Extend Time Limit for Self-Correction


The ARA further urges the DOL to extend the eligibility for the SCC to include delinquent participant contributions or loan repayments remitted to the plan from 180 days to the due date for filing the Form 5500 for the year in which the breach occurred.

The ARA believes that the proposed 180-calendar-day requirement is too restrictive, especially for small plans where the failure to timely contribute participant salary deferrals is most likely discovered after the end of the plan year, when contributions and deposits are reconciled by a plan service provider. Moreover, delinquent contributions in small plans are usually limited to smaller amounts and they should be correctable without active engagement by the DOL, the ARA suggests. “Allowing additional time to discover and correct these delinquent contributions will assist plan sponsors seeking to remedy defects at the time when they typically are discovered by encouraging a faster and cost-effective correction method.”

Retention Record Checklist


To use the SCC under the proposal, each fiduciary seeking relief would have to sign a statement under penalty of perjury that they have reviewed all the documentation required in the SCC retention record.

While noting that it understands the DOL’s need to understand where a compliance problem occurred and the measures taken to prevent it from recurring, the ARA recommends that “Appendix F” materials not be subject to a penalty of perjury statement in order to avoid a “chilling effect” that such a statement could have on utilization of the SCC.
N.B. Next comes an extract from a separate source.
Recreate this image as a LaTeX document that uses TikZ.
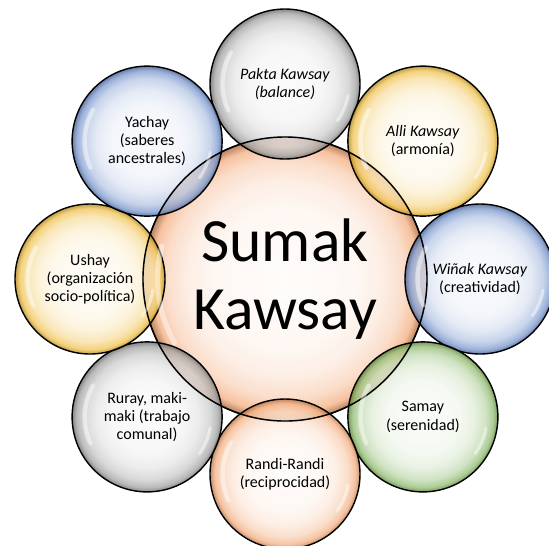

“We are concerned that such a requirement would deter fiduciaries or others who might otherwise seek to take advantage of the SCC from doing so,” the ARA states. The letter further explains that in the day-to-day operation of plans, there may be breakdowns in contribution remission processes which are caused by multiple factors that could involve the plan sponsor, payroll provider, third party administrator, record keeper, trustee or others.

Small Plan Criteria


The DOL also specifically seeks comments regarding whether the SCC should incorporate additional protections for pension plans that are classified as small based on their participant population, such as limiting the participation of small plans to only those whose plan sponsors comply with the safe harbor standard in 29 CFR 2510.3–102(a)(2) for the timely handling of participant contributions.

In this case, the ARA strongly disagrees that any additional requirements should be imposed upon the fiduciaries of small plans. “Such additional requirements may have a chilling effect on use of the SCC by small plan fiduciaries, which does not support the objectives of the Department or the industry,” the ARA notes.
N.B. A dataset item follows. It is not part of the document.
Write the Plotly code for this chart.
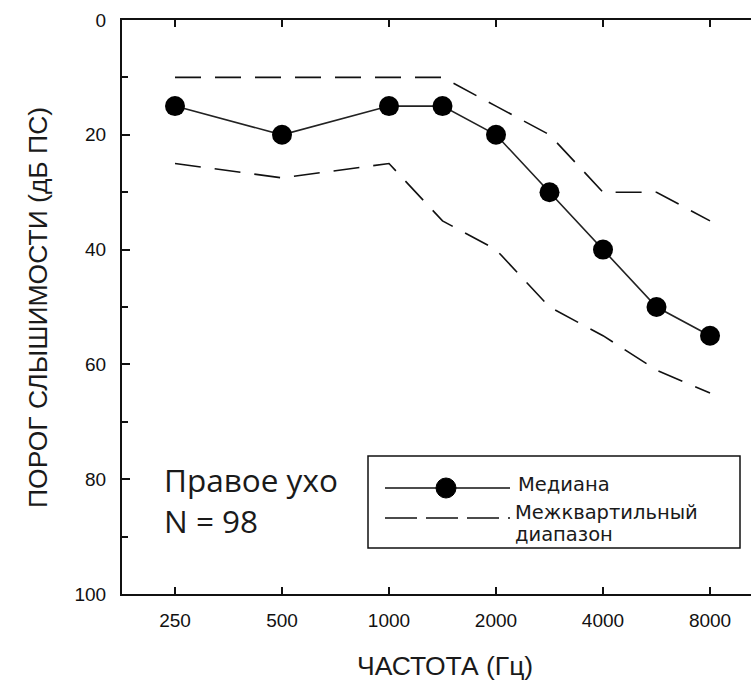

Additional recommendations by the ARA include the following:

  • The VFCP could be better coordinated with the IRS’ Employee Plans Compliance Resolution System (EPCRS).
  • The DOL should expand the online calculator under the VFCP to include excise tax amounts, coordinating with the Treasury Department and IRS as necessary.
  • The DOL should amend the VFCP to provide that participant loan failures self-corrected under EPCRS be considered to meet the requirements of VFCP.

As a reminder, the existing program and exemption will remain available until the DOL publishes final revisions taking into account the latest stakeholder comment period, which closed April 17th.


[1] Section 305 of SECURE 2.0 expands the IRS’ EPCRS to allow more types of errors to be self-corrected, including certain violations related to participant loans.